On the Impediments to Time Travel ~ an essay by Alyson Woods

Theme statement: Time travel is impossible. Stop even thinking about it!

Introduction

For the past 140 years, the imagineers of western civilization have dwelled unrealistically on the idea of traveling through time (forward or backward) to observe or even change events. It’s never going to happen. For millennia, in fact, as far back as ancient India, humankind has contemplated the possibility of escaping the procession of hours, days, and years (which is to say escaping mortality), but it hasn’t panned out, has it. You can stop waiting.

Argument No. 1. The most hackneyed time travel story has a modern man (almost always a man) heading back in time with the aid of a machine of some kind to kill Hitler, or some other evil man (almost always a man). We are cautioned by thinkers with too much time on their hands that we must never kill Hitler on a time travel mission because we will unleash unintended consequences that will cause even worse outcomes. It’s hard to imagine worse outcomes than the Holocaust, but let’s say for the sake of argument that there are some. The point is, if you can’t even kill Hitler, why bother going back in time at all?

Argument No. 2. In physics, experts like Stephen Hawking are fairly certain that time travel is impossible. Hawking seems like he knows what he’s talking about, so I’m inclined to trust his spin on all of this. True, quantum mechanics is strange enough to accommodate some far-fetched theories having to do with wormholes and other cosmic anomalies, but where are you supposed to stand, waiting to get picked up by the mouth of some wormhole? And can you tell it where and when you want to travel to? Probably not.

Argument No. 3. Mind-bogglingly, if you were able to travel back in time, you would be leaving the present. That would alter the present, potentially causing unanticipated problems. Matter is neither created nor destroyed, as I understand it, but what happens to your matter if you go back in time and leave the here and now — the only observable level of reality — where matter abides? Is all your stuff still here?

Argument No. 4. We know that time travel isn’t possible now, but if it were to become possible one day, people from the future would have already have dropped in on us. Perhaps they would have an interest in making sure that Donald Trump never becomes president. Well, it happened. If they tried to stop it they failed. Also, to protect themselves, they’d have prevented climate change and global warming by nudging us toward reasonable actions and policies and away from fossil fuels. Global warming is bad for them because it might cause them never to be born, but they must not have discovered how to time travel or they’d have taken care of this by now. Or they’re not there at all. Because, global warming.

Argument No. 5. If traveling to the past were possible, you’d likely never get back to the present. People back then were much less sophisticated than us, so they’d probably kill anyone who popped up saying they were from the future. Come to think of it, we’d probably kill someone from the future too, thinking they weren’t really from the future but were instead madmen or aliens. Aliens are much more possible than time travel, and they are universally upsetting because they know a lot more about how the universe works than we do and are therefore threats to our survival.

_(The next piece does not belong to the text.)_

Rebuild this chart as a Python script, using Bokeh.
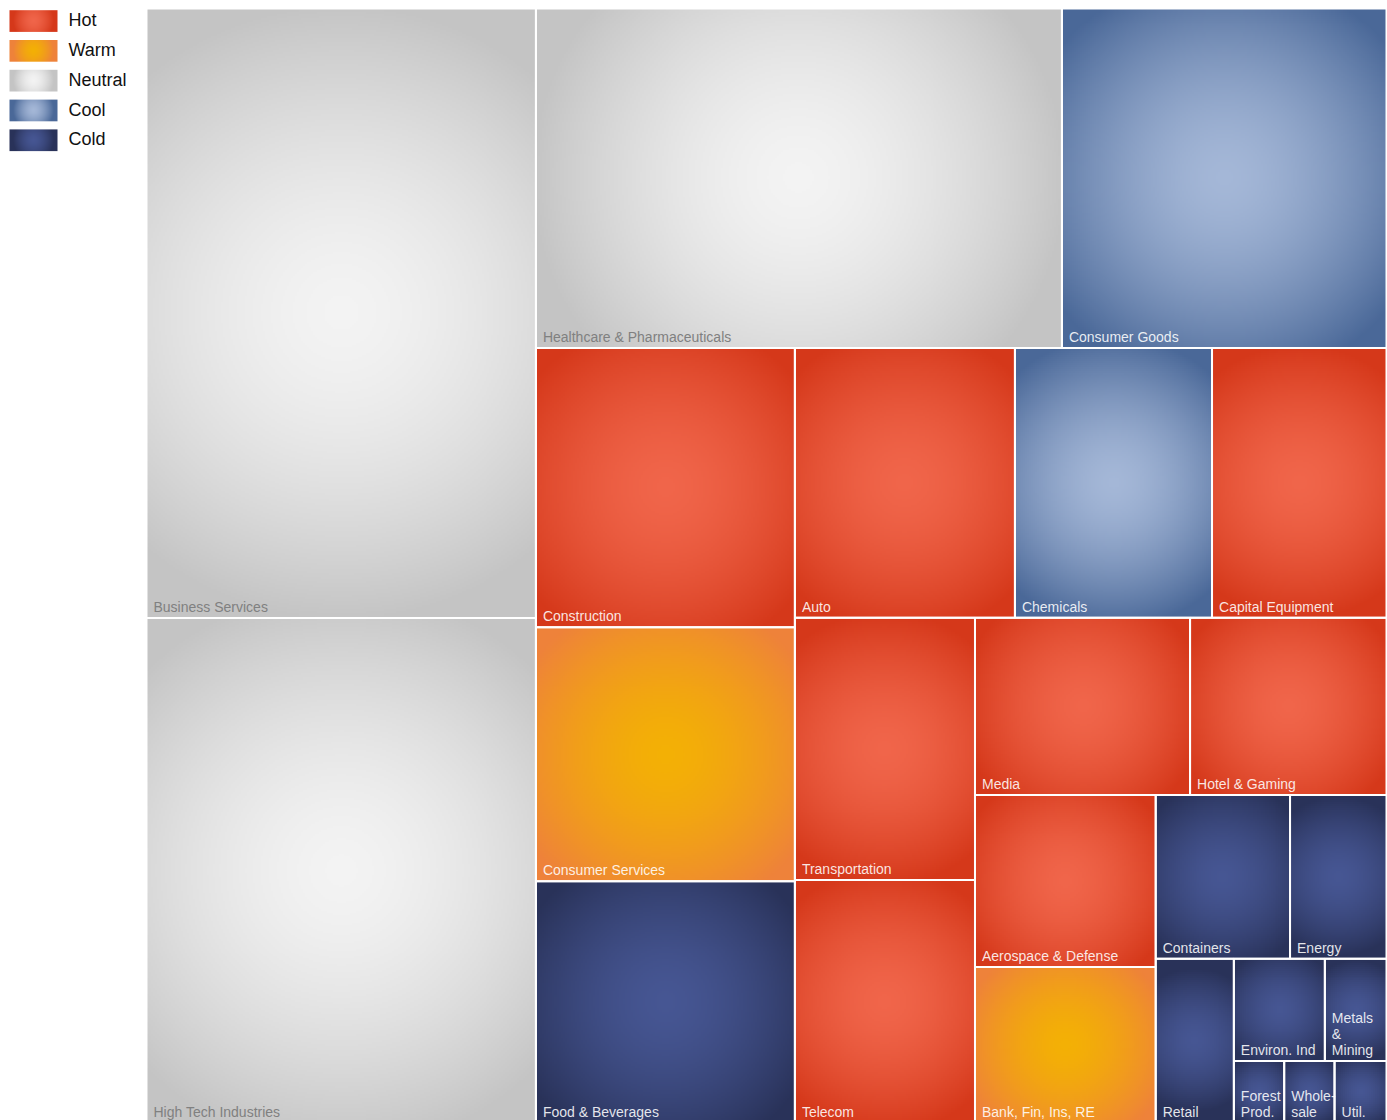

They might take advantage of us. And, in a weird way, aliens are actually time traveling from the past because it must have taken light years for them to get here. Think it through.

Argument No. 6. Traveling to the future isn’t very wise because we might learn something about human progress that will terrify us, such as that human progress stopped somewhere along the way. And traveling to the past runs the risk of meeting famous figures from history or the arts and coming away disappointed. What do you talk about? I’d like to meet Shakespeare, for instance, but it would be devastating to find out he was basically a front for three or four noblemen like Bacon and de Vere. You think those guys would want to meet with some science nerd from the 21st century? No way.

Conclusion

From these arguments it’s clear that time travel has never and will never exist and we should therefore stop thinking about it. It’s a charming fantasy that we could somehow go back to earlier times and prevent the mistakes that cause trouble for us now. How nice to coax Harry Truman away from those A-bombs. How dear to get in there and keep John Lennon from meeting Yoko Ono. Worthy goals, but, alas, never to be.

Instead we have to concentrate on our present problems and solve them with the tools at hand. I could make a list, but we all know what needs to be done.

It’s just a matter of putting one foot in front of the other and not looking back.


Alyson Woods is from Kansas and spends her free time contemplating why.